I am not saying the current percentages are what they should be necessarily, just that I would not expect them to be identical.
That’s why I pointed to the top students at the state school, not the student body as a whole. Top performers in an Honors College at a state school have similar profiles to students at highly selective schools.
For those top performers, it may be more meaningful to earn a high GPA at a school where A grades are not given out as freely and there is less pressure toward grade inflation. Or, conversely, it may be less significant if that top performer happens to have a lower GPA than their Harvard counterpart. And that probably is not acknowledged by recruiters or grad schools.
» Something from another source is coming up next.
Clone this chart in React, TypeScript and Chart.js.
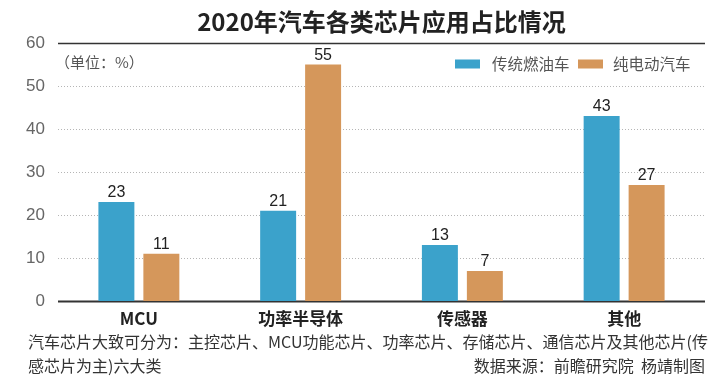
import React, { useEffect, useRef } from "react";
import { Chart, registerables } from "chart.js";

Chart.register(...registerables);

const categories = ["MCU", "功率半导体", "传感器", "其他"];
const fuelValues = [23, 21, 13, 43];
const evValues = [11, 55, 7, 27];
const seriesNames = ["传统燃油车", "纯电动汽车"];
const yTicks = [0, 10, 20, 30, 40, 50, 60];
const titleText = "2020年汽车各类芯片应用占比情况";
const unitText = "（单位：%）";
const footLine1 = "汽车芯片大致可分为：主控芯片、MCU功能芯片、功率芯片、存储芯片、通信芯片及其他芯片(传";
const footLine2 = "感芯片为主)六大类";
const sourceText = "数据来源：前瞻研究院  杨靖制图";

const BLUE = "#3ba2cb";
const ORANGE = "#d5975b";
const CJK = '"Noto Sans CJK SC", "Liberation Sans", sans-serif';

export default function App() {
  const ref = useRef<HTMLCanvasElement | null>(null);
  useEffect(() => {
    document.body.style.margin = "0";
    const canvas = ref.current!;
    const decor = {
      id: "decor",
      beforeDatasetsDraw(chart: any) {
        const { ctx, chartArea } = chart;
        const y = chart.scales.y;
        ctx.save();
        yTicks.forEach((v) => {
          const py = Math.round(y.getPixelForValue(v)) + 0.5;
          ctx.beginPath();
          if (v === 0 || v === 60) {
            ctx.setLineDash([]);
            ctx.strokeStyle = "#333";
            ctx.lineWidth = v === 0 ? 2 : 1.5;
          } else {
            ctx.setLineDash([1, 2]);
            ctx.strokeStyle = "#b5b5b5";
            ctx.lineWidth = 1;
          }
          ctx.moveTo(chartArea.left, py);
          ctx.lineTo(chartArea.right, py);
          ctx.stroke();
        });
        ctx.restore();
      },
      afterDatasetsDraw(chart: any) {
        const { ctx, chartArea } = chart;
        const x = chart.scales.x;
        ctx.save();
        // data labels
        ctx.fillStyle = "#222";
        ctx.font = '16px "Liberation Sans", sans-serif';
        ctx.textAlign = "center";
        ctx.textBaseline = "alphabetic";
        chart.data.datasets.forEach((ds: any, di: number) => {
          const meta = chart.getDatasetMeta(di);
          meta.data.forEach((bar: any, i: number) => {
            ctx.fillText(String(ds.data[i]), bar.x, bar.y - 5);
          });
        });
        // category labels
        ctx.font = `bold 17px ${CJK}`;
        ctx.textBaseline = "middle";
        categories.forEach((c, i) => {
          ctx.fillText(c, x.getPixelForValue(i), 319);
        });
        // title
        ctx.font = `bold 24px ${CJK}`;
        ctx.fillStyle = "#222";
        ctx.fillText(titleText, (chartArea.left + chartArea.right) / 2, 22);
        // unit
        ctx.font = `15px ${CJK}`;
        ctx.fillStyle = "#555";
        ctx.textAlign = "left";
        ctx.fillText(unitText, 55, 62);
        // legend
        const items = [
          { color: BLUE, label: seriesNames[0], bx: 455, tx: 492 },
          { color: ORANGE, label: seriesNames[1], bx: 578, tx: 613 },
        ];
        items.forEach((it) => {
          ctx.fillStyle = it.color;
          ctx.fillRect(it.bx, 59.5, 25, 9);
          ctx.fillStyle = "#555";
          ctx.font = `15.5px ${CJK}`;
          ctx.fillText(it.label, it.tx, 64.5);
        });
        // footer
        ctx.fillStyle = "#333";
        ctx.font = `16px ${CJK}`;
        ctx.textAlign = "left";
        ctx.fillText(footLine1, 28, 342);
        ctx.fillText(footLine2, 28, 366);
        ctx.textAlign = "right";
        ctx.fillText(sourceText, 705, 366);
        ctx.restore();
      },
    };
    const chart = new Chart(canvas, {
      type: "bar",
      data: {
        labels: categories,
        datasets: [
          { label: seriesNames[0], data: fuelValues, backgroundColor: BLUE, categoryPercentage: 0.556, barPercentage: 0.8 },
          { label: seriesNames[1], data: evValues, backgroundColor: ORANGE, categoryPercentage: 0.556, barPercentage: 0.8 },
        ],
      },
      options: {
        animation: false,
        responsive: false,
        layout: { padding: { top: 43, right: 8, left: 0, bottom: 0 } },
        plugins: { legend: { display: false }, title: { display: false }, tooltip: { enabled: false } },
        scales: {
          x: {
            grid: { display: false, drawTicks: false },
            border: { display: false },
            ticks: { display: false },
            afterFit: (s: any) => { s.height = 82; },
          },
          y: {
            min: 0,
            max: 60,
            grid: { display: false, drawTicks: false },
            border: { display: false },
            ticks: {
              stepSize: 10,
              padding: 13,
              color: "#666",
              font: { family: '"Liberation Sans", sans-serif', size: 17 },
            },
            afterFit: (s: any) => { s.width = 58; },
          },
        },
      },
      plugins: [decor],
    });
    return () => chart.destroy();
  }, []);
  return (
    <div style={{ width: 713, height: 383 }}>
      <canvas ref={ref} width={713} height={383} style={{ display: "block" }} />
    </div>
  );
}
This is the correlation between GPA and LSAT score from 2015 and 2017 based on all students from these schools that applied to law school in those years. Students from schools with higher GPA’s also got higher LSAT’s suggesting it is the quality of the average student that is driving both the GPA and the LSAT score. The proximity of most schools to the line indicates that most schools use similar standards of academic excellence for awarding grades, with those notably above the line having grade inflation relative to other institutions, and those notably below the line having grade deflation. The obvious outliers are not Harvard and Yale, which land on the line, but Princeton, which was practicing university-mandated grade deflation at the time, and Brown, where the policy of allowing students to switch to P/F after getting their grade ensures inflation. (U Chicago, UVA and Colgate also have more grade deflation than expected, while Rice has more grade inflation.)
Grades are higher now than they were in 2015 and 2017 everywhere. However, it is very likely that while the intercept changed, the slope remained the same.